Rents In San Francisco And Conflicting Values
Rents in San Francisco are expensive, and becoming more so: REIS today put the year-over-year rise there at 6.7 percent. Middle class folks not in rent stabilized buildings are being priced out of San Francisco. What are the potential policy responses? They all involve trade-0ffs.
(1) Have more rent control. This would help those already living in San Francisco, but it would (1) discourage new construction; (2) discourage renovation; (3) encourage landlords to convert rental units to condos and (4) be poorly targeted. High income people living in rent controlled buildings would get as much help as low income people living in such buildings.
(2) Provide more housing subsidies, such as Section 8 vouchers. I am in general a big fan of Section 8 in places where housing supply is elastic–that is, where it is easy to build. But increasing Section 8 in a constrained market will increase housing demand there, and push up rents for everyone, thus hurting those that don’t get Section 8.
(3) Build more “affordable” housing. This sounds appealing, but the construction cost of affordable housing is often more expensive than its private sector counterpart, in part because financing it is very complex. Any difference in construction cost between the subsidized housing and private sector housing is, to use the economist’s term, deadweight loss or, to use the human being term, waste.
(4) Require developers to build affordable units along with market rate units. Again, this sounds appealing, but (a) San Francisco makes it very hard to develop much of anything (although sad to say, it might be a little easier to develop there than LA) and (b) work by Jenny Schuetz shows that “inclusionary zoning” is not very effective at bringing about a net increase in affordable housing, because the new affordable stuff just crowds out the old affordable stuff.
(5) Live with the idea that San Francisco is a luxury good, like a Porsche or a Zegna suit.
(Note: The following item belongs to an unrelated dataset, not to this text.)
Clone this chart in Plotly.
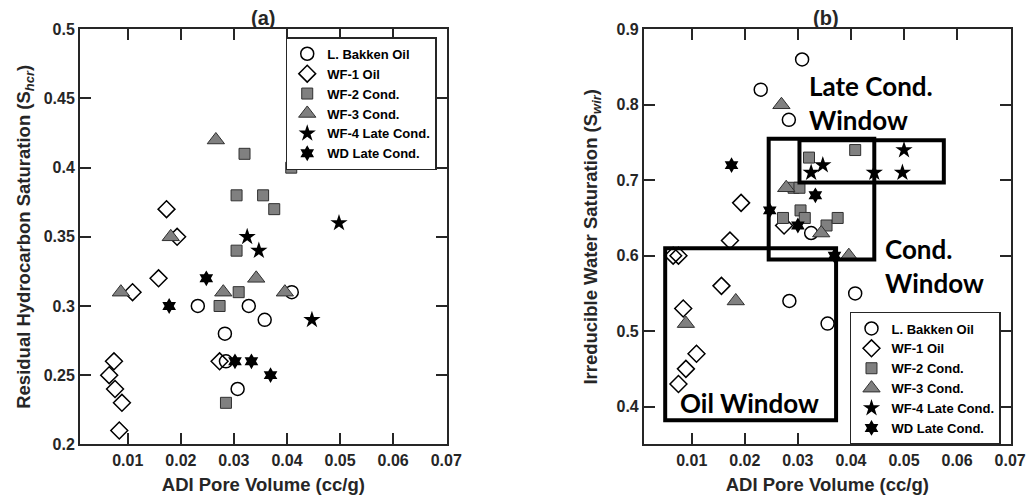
import plotly.graph_objects as go

# ---- Panel (a): residual hydrocarbon saturation vs ADI pore volume ----
bakken_pv_a = [0.0232, 0.0328, 0.0409, 0.0358, 0.0283, 0.0285, 0.0307]
bakken_shcr = [0.30, 0.30, 0.31, 0.29, 0.28, 0.26, 0.24]
wf1_pv_a = [0.0173, 0.0193, 0.0158, 0.0109, 0.0273, 0.0074, 0.0065, 0.0076, 0.0089, 0.0084]
wf1_shcr = [0.37, 0.35, 0.32, 0.31, 0.26, 0.26, 0.25, 0.24, 0.23, 0.21]
wf2_pv_a = [0.0320, 0.0408, 0.0305, 0.0355, 0.0376, 0.0305, 0.0309, 0.0273, 0.0285]
wf2_shcr = [0.41, 0.40, 0.38, 0.38, 0.37, 0.34, 0.31, 0.30, 0.23]
wf3_pv_a = [0.0266, 0.0181, 0.0087, 0.0280, 0.0342, 0.0396]
wf3_shcr = [0.42, 0.35, 0.31, 0.31, 0.32, 0.31]
wf4_pv_a = [0.0498, 0.0325, 0.0347, 0.0447]
wf4_shcr = [0.36, 0.35, 0.34, 0.29]
wd_pv_a = [0.0248, 0.0178, 0.0302, 0.0333, 0.0369]
wd_shcr = [0.32, 0.30, 0.26, 0.26, 0.25]

# ---- Panel (b): irreducible water saturation vs ADI pore volume ----
bakken_pv_b = [0.0308, 0.0230, 0.0283, 0.0325, 0.0284, 0.0408, 0.0356]
bakken_swir = [0.86, 0.82, 0.78, 0.63, 0.54, 0.55, 0.51]
wf1_pv_b = [0.0193, 0.0172, 0.0065, 0.0075, 0.0274, 0.0156, 0.0084, 0.0109, 0.0089, 0.0075]
wf1_swir = [0.67, 0.62, 0.60, 0.60, 0.64, 0.56, 0.53, 0.47, 0.45, 0.43]
wf2_pv_b = [0.0408, 0.0321, 0.0292, 0.0303, 0.0305, 0.0272, 0.0313, 0.0354, 0.0375]
wf2_swir = [0.74, 0.73, 0.69, 0.69, 0.66, 0.65, 0.65, 0.64, 0.65]
wf3_pv_b = [0.0269, 0.0278, 0.0344, 0.0396, 0.0183, 0.0089]
wf3_swir = [0.80, 0.69, 0.63, 0.60, 0.54, 0.51]
wf4_pv_b = [0.0500, 0.0497, 0.0444, 0.0347, 0.0325]
wf4_swir = [0.74, 0.71, 0.71, 0.72, 0.71]
wd_pv_b = [0.0175, 0.0333, 0.0247, 0.0300, 0.0369]
wd_swir = [0.72, 0.68, 0.66, 0.64, 0.60]

series_names = ["L. Bakken Oil", "WF-1 Oil", "WF-2 Cond.", "WF-3 Cond.",
                "WF-4 Late Cond.", "WD Late Cond."]

x_tick_vals = [0.01, 0.02, 0.03, 0.04, 0.05, 0.06, 0.07]
x_tick_text = ["0.01", "0.02", "0.03", "0.04", "0.05", "0.06", "0.07"]
ya_tick_vals = [0.2, 0.25, 0.3, 0.35, 0.4, 0.45, 0.5]
ya_tick_text = ["0.2", "0.25", "0.3", "0.35", "0.4", "0.45", "0.5"]
yb_tick_vals = [0.4, 0.5, 0.6, 0.7, 0.8, 0.9]
yb_tick_text = ["0.4", "0.5", "0.6", "0.7", "0.8", "0.9"]

INK = "#262626"
GRAY = "#808080"
FONT = "Liberation Sans"

marker_styles = [
    dict(symbol="circle-open", size=13, color="black", line=dict(color="black", width=1.5)),
    dict(symbol="diamond-open", size=13, color="black", line=dict(color="black", width=1.5)),
    dict(symbol="square", size=11, color=GRAY, line=dict(color="#303030", width=1)),
    dict(symbol="triangle-up", size=15, color=GRAY, line=dict(color="#303030", width=1)),
    dict(symbol="star", size=13, color="black", line=dict(color="black", width=0)),
    dict(symbol="hexagram", size=12, color="black", line=dict(color="black", width=0)),
]

panel_a = [(bakken_pv_a, bakken_shcr), (wf1_pv_a, wf1_shcr), (wf2_pv_a, wf2_shcr),
           (wf3_pv_a, wf3_shcr), (wf4_pv_a, wf4_shcr), (wd_pv_a, wd_shcr)]
panel_b = [(bakken_pv_b, bakken_swir), (wf1_pv_b, wf1_swir), (wf2_pv_b, wf2_swir),
           (wf3_pv_b, wf3_swir), (wf4_pv_b, wf4_swir), (wd_pv_b, wd_swir)]

fig = go.Figure()

for name, style, (xs, ys) in zip(series_names, marker_styles, panel_a):
    fig.add_trace(go.Scatter(x=xs, y=ys, mode="markers", name=name, marker=style,
                             xaxis="x", yaxis="y", legend="legend"))
for name, style, (xs, ys) in zip(series_names, marker_styles, panel_b):
    fig.add_trace(go.Scatter(x=xs, y=ys, mode="markers", name=name, marker=style,
                             xaxis="x2", yaxis="y2", legend="legend2"))

axis_common = dict(
    automargin=False,
    showline=True, linecolor=INK, linewidth=2, mirror="ticks",
    ticks="inside", ticklen=11, tickwidth=1.5, tickcolor=INK,
    showgrid=False, zeroline=False,
    tickfont=dict(family=FONT, size=16, color=INK, weight="bold"),
)
title_font = dict(family=FONT, size=18.5, color=INK, weight="bold")

xa = dict(axis_common, range=[0.001, 0.0701], tickvals=x_tick_vals, ticktext=x_tick_text,
          title=dict(text="ADI Pore Volume (cc/g)", font=title_font, standoff=11))

legend_common = dict(xanchor="right", yanchor="top", bgcolor="white",
                     bordercolor=INK, borderwidth=1.5, tracegroupgap=0, itemwidth=30,
                     font=dict(family=FONT, size=13, color="black", weight="bold"))

fig.update_layout(
    template="none",
    width=1031, height=502,
    autosize=False,
    margin=dict(l=0, r=0, t=0, b=0, pad=0),
    paper_bgcolor="white", plot_bgcolor="white",
    font=dict(family=FONT, color=INK),
    showlegend=True,
    xaxis=dict(xa, domain=[0.0776, 0.4333], anchor="y"),
    yaxis=dict(axis_common, domain=[0.1149, 0.9416], anchor="x", range=[0.2, 0.5],
               tickvals=ya_tick_vals, ticktext=ya_tick_text,
               title=dict(text="Residual Hydrocarbon Saturation (S<sub><i>hcr</i></sub>)",
                          font=title_font, standoff=8)),
    xaxis2=dict(xa, domain=[0.6246, 0.9803], anchor="y2"),
    yaxis2=dict(axis_common, domain=[0.1149, 0.9416], anchor="x2", range=[0.35, 0.9],
                tickvals=yb_tick_vals, ticktext=yb_tick_text,
                title=dict(text="Irreducible Water Saturation (S<sub><i>wir</i></sub>)",
                           font=title_font, standoff=14)),
    legend=dict(legend_common, x=0.4236, y=0.9257),
    legend2=dict(legend_common, x=0.9709, y=0.3785),
)

# Panel labels
for label, xc in [("(a)", 0.2553), ("(b)", 0.8009)]:
    fig.add_annotation(text=label, x=xc, y=0.964, xref="paper", yref="paper",
                       xanchor="center", yanchor="middle", showarrow=False,
                       font=dict(family=FONT, size=20, color=INK, weight="bold"))

# Maturity windows on panel (b)
windows = [
    (0.0050, 0.0372, 0.382, 0.610),   # oil window
    (0.0245, 0.0444, 0.595, 0.755),   # condensate window
    (0.0303, 0.0575, 0.697, 0.753),   # late condensate window
]
for x0, x1, y0, y1 in windows:
    fig.add_shape(type="rect", xref="x2", yref="y2", x0=x0, x1=x1, y0=y0, y1=y1,
                  line=dict(color="black", width=4), fillcolor="rgba(0,0,0,0)", layer="above")

window_font = dict(family="Lato", size=26, color="black", weight="bold")
for text, xv, yv in [("Late Cond.<br>Window", 0.0318, 0.802),
                     ("Cond.<br>Window", 0.0460, 0.5865),
                     ("Oil Window", 0.0075, 0.405)]:
    fig.add_annotation(text=text, x=xv, y=yv, xref="x2", yref="y2", xanchor="left",
                       yanchor="middle", align="left", showarrow=False, font=window_font)

fig.write_html("out.html")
I think most people are comfortable with the idea that not everyone can afford luxury goods; I suspect most people, however, with the possible exception of certain venture capitalists, would find the concept of a city of 800,000 people being a luxury good to be obnoxious.
(6) Change the character of the city (a/k/a be more like Houston). Housing in general, and rents in particular, are inexpensive in Houston, because Houston does not curb development. San Francisco will likely never be as inexpensive as Houston, because the city itself is constrained to the tip of a peninsula. But if it could have, say, double the number of units (which would still make it a lower density place than Manhattan), it would have lower rents than it has now.
Points (5) and (6) embody the key trade-off. The current character of San Francisco is what makes it a luxury good. Making San Francisco denser, tearing down its beautiful houses and blocking some of its views, would ruin part of what makes it so wonderful for those lucky enough to live there. Developing what were the dilapidated areas of SOMA helps, but it is not remotely enough alleviate the pressure on rents. Preserving the rest of San Francisco in amber guarantees that it will become more expensive–an exclusive playpen for the rich.